Berkshire Beyond Buffett(2)
While Berkshire Hathaway’s textile operation continued to deteriorate after 1965, Buffett was simultaneously building what turned into a force in the insurance industry, a fortress in the investment field, and the most unusual conglomerate in history. In 1967, Berkshire acquired two Omaha-based insurance companies, National Indemnity Company (NICO) and National Fire & Marine Insurance Company, for a combined $8.5 million.
These insurance operations provided a source of capital, as customers pay premiums that the insurer holds until needed to cover claims. As an investor, Buffett relished this source of capital, referred to as float. Berkshire deployed float in three ways in the ensuing five decades: to reinvest in and grow the insurance operations, to buy minority stakes in larger companies, and to acquire wholly owned subsidiaries.
During the 1970s, Berkshire used much of the considerable float that NICO and its other insurers generated to expand insurance operations, including acquiring a minority position in Government Employees Insurance Company (GEICO). To strengthen capital resources and broaden policy reach, Berkshire formed or acquired numerous other insurance companies—all of which remain viable today.1
But insurance was not Buffett’s only interest. Among Berkshire’s first noninsurance acquisitions was Sun Newspapers of Omaha, Inc., a group of area weeklies acquired in 1969. Fellow Omaha denizen and Buffett family friend Stanford Lipsey ran the company. Although the company was never financially significant, it put a feather in Berkshire’s cap.2 In 1973, Sun won a Pulitzer Prize for a series of stories about Boys Town, the orphanage on the outskirts of Omaha immortalized by the 1938 movie of the same name starring Spencer Tracy as its visionary founder, Father Edward J. Flanagan. The orphanage occupied a sizable boarding school campus, thanks to endless fundraising campaigns that pled both the school’s noble mission and its persistent poverty. In 1972, therefore, many knew about its excellent program, but few had any inkling that the school’s endowment exceeded $200 million.3 The public discovered this truth—and the related mismanagement—as a result of the investigative reporting of Sun Newspapers.

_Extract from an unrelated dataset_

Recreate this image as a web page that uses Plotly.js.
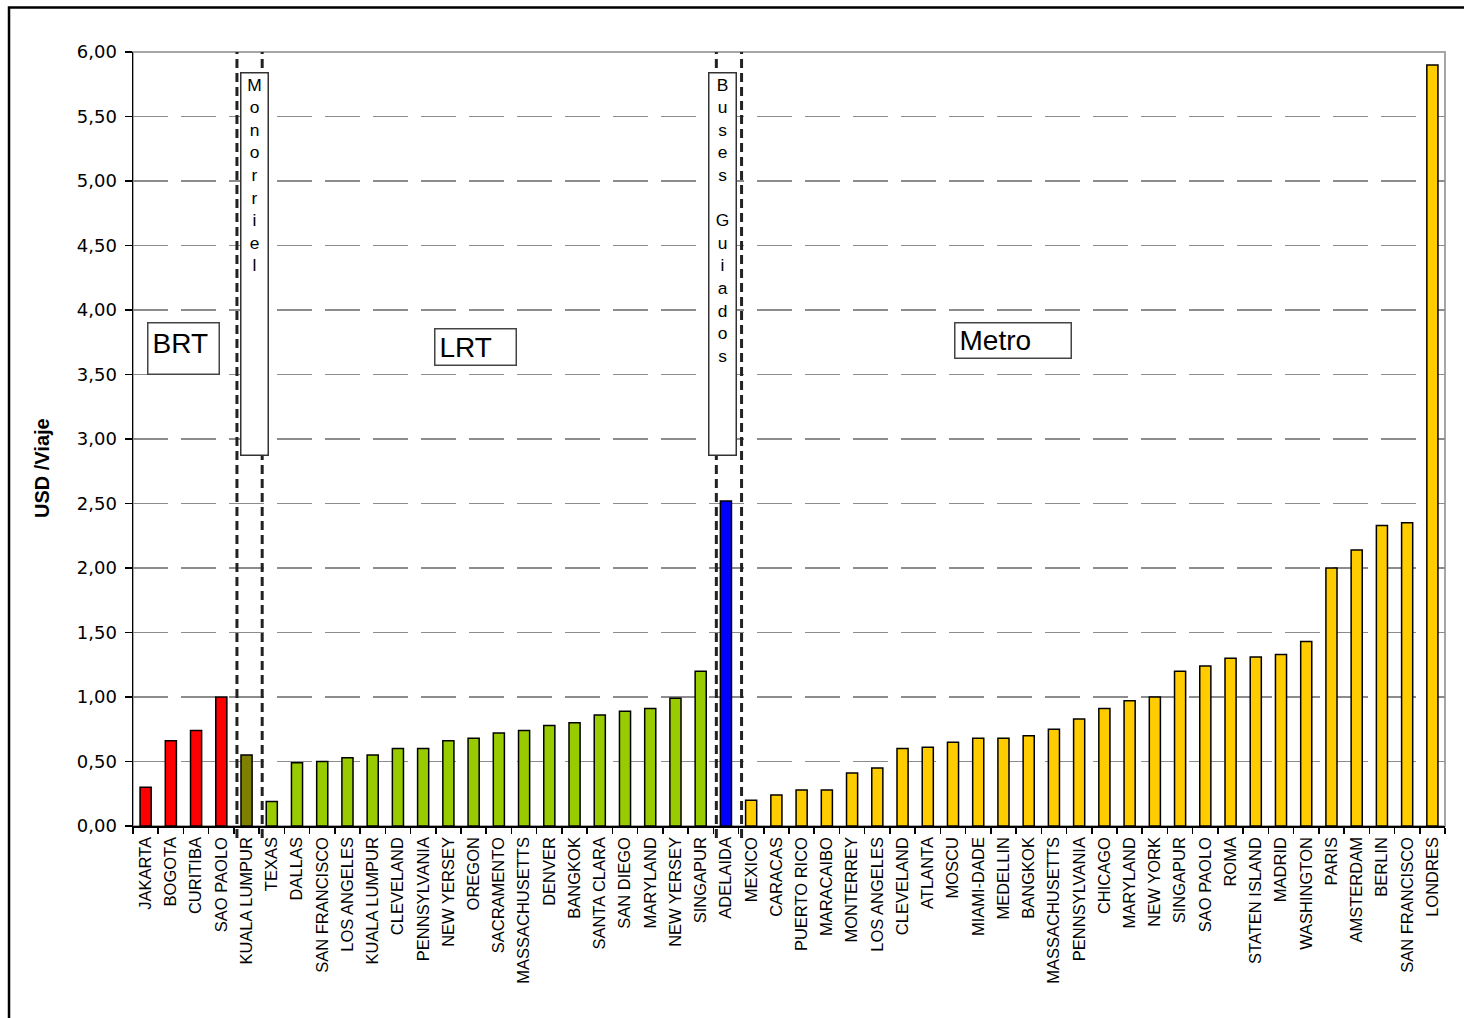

The newspaper industry was also among the earliest Berkshire common stock investments. In 1973, Berkshire acquired a minority stake in the Washington Post Company, a holding company controlled by the Graham family and named after the metropolitan newspaper it owned. The family matriarch, Katherine (“Kay”) Graham, had taken the company public in 1971 by selling Class B shares, held in large numbers by its employees.
Acquiring blocks of the shares on the open market, Buffett assured Graham that he respected the family’s traditions and management and did not wish to interfere with either.4 Over the ensuing decades, the two developed a relationship that could be seen as a model between an astute shareholder and an owner-oriented manager. Graham sought Buffett’s counsel, and he backed her decisions.5
In stages during the early 1970s, Berkshire made another large and defining investment as it acquired a majority of the stock of Blue Chip Stamps. The company had something in common with both Berkshire’s textile business and its insurance companies. Like the insurance companies, it generated float; like the textile business, it was dying.

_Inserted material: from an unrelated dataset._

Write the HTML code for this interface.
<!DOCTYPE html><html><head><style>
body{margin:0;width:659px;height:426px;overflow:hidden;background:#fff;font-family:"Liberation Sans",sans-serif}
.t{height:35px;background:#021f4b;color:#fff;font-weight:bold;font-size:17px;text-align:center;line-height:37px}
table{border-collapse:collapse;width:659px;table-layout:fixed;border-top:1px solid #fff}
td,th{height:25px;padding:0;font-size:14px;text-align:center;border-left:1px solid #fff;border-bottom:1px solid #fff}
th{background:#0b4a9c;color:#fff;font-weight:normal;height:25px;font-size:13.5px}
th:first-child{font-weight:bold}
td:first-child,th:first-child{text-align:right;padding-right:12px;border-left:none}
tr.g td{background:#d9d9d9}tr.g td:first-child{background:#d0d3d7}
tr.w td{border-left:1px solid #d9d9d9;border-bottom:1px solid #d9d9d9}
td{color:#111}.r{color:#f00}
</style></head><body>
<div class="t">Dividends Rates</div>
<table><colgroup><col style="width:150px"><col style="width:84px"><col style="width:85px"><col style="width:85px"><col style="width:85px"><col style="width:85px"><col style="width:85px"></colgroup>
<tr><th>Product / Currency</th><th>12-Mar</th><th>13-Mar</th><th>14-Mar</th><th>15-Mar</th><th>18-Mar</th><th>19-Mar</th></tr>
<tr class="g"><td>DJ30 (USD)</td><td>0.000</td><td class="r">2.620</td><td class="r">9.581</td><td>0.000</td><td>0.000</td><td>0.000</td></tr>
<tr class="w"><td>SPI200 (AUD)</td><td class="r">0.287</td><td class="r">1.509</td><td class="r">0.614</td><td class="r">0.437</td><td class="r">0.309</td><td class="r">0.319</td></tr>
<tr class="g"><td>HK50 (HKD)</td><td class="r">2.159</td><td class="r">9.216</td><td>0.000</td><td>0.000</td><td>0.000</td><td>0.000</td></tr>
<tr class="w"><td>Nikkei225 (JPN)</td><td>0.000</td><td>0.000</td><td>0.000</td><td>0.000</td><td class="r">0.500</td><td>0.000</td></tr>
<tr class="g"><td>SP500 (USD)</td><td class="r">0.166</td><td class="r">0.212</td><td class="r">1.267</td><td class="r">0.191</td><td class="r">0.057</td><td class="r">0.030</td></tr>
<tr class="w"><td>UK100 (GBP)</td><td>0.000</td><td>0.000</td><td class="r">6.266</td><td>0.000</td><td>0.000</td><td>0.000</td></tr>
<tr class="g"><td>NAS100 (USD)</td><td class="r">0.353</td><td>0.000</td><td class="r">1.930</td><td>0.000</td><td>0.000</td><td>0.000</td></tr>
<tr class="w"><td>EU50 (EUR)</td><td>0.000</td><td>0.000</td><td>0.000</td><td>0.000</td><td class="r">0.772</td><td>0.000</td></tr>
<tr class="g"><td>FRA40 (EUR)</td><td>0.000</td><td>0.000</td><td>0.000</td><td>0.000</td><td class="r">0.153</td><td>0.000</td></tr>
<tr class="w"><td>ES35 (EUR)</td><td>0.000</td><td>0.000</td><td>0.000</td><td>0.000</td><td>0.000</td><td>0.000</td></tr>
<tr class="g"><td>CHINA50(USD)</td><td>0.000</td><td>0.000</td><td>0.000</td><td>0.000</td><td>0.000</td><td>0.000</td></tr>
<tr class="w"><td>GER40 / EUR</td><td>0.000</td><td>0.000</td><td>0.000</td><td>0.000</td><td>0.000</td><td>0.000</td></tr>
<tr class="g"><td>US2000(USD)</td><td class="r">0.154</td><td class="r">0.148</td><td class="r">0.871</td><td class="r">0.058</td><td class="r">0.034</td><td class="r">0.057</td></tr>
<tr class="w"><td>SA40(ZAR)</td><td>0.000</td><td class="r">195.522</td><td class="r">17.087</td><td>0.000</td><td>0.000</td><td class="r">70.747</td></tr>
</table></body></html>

Trading stamps were a marketing device popular in the 1950s and 1960s. Companies like Sperry & Hutchinson (S&H) Green Stamps and Blue Chip sold stamps to retailers, such as gas stations and grocery stores, who distributed them to customers in proportion to a sale. Customers redeemed accumulated stamps for a selection of consumer goods like coffee makers and toasters. The stamp companies got cash from retailers up front but did not incur prize costs until redemption, thus creating investable float.
A group of California retailers formed Blue Chip as an alternative to S&H and then monopolized the state’s market. Rivals, including S&H, sued for damages, and the government required the company to sell much of its ownership to unrelated parties. That made Blue Chip an investment opportunity for many, including not only Buffett but the manager of a California investment partnership, Charles T. (“Charlie”) Munger, a polymath who in 1962 also co-founded a Los Angeles–based law firm, today’s prominent Munger, Tolles & Olsen.6 Buffett, through Berkshire and other vehicles, became the largest shareholder of Blue Chip, Munger’s partnership being Blue Chip’s next largest shareholder.7
By virtue of their respective Blue Chip investments, Buffett and Munger became functional business partners and began a lifelong friendship. Munger, an Omaha native then living in Pasadena, California, contributed to Berkshire culture from the start. He encouraged Buffett to adopt a long-term view of business opportunities, rather than the approach of bargain hunting Buffett had practiced in his early career. Munger advised that it’s better to buy a good business at a fair price than a fair business at a good price. In addition, Munger embraced a more qualitative approach to investment than Buffett had, factoring in not only statistical analysis of balance sheet quantities and earnings, but soft factors like entrepreneurship, integrity, and reputation.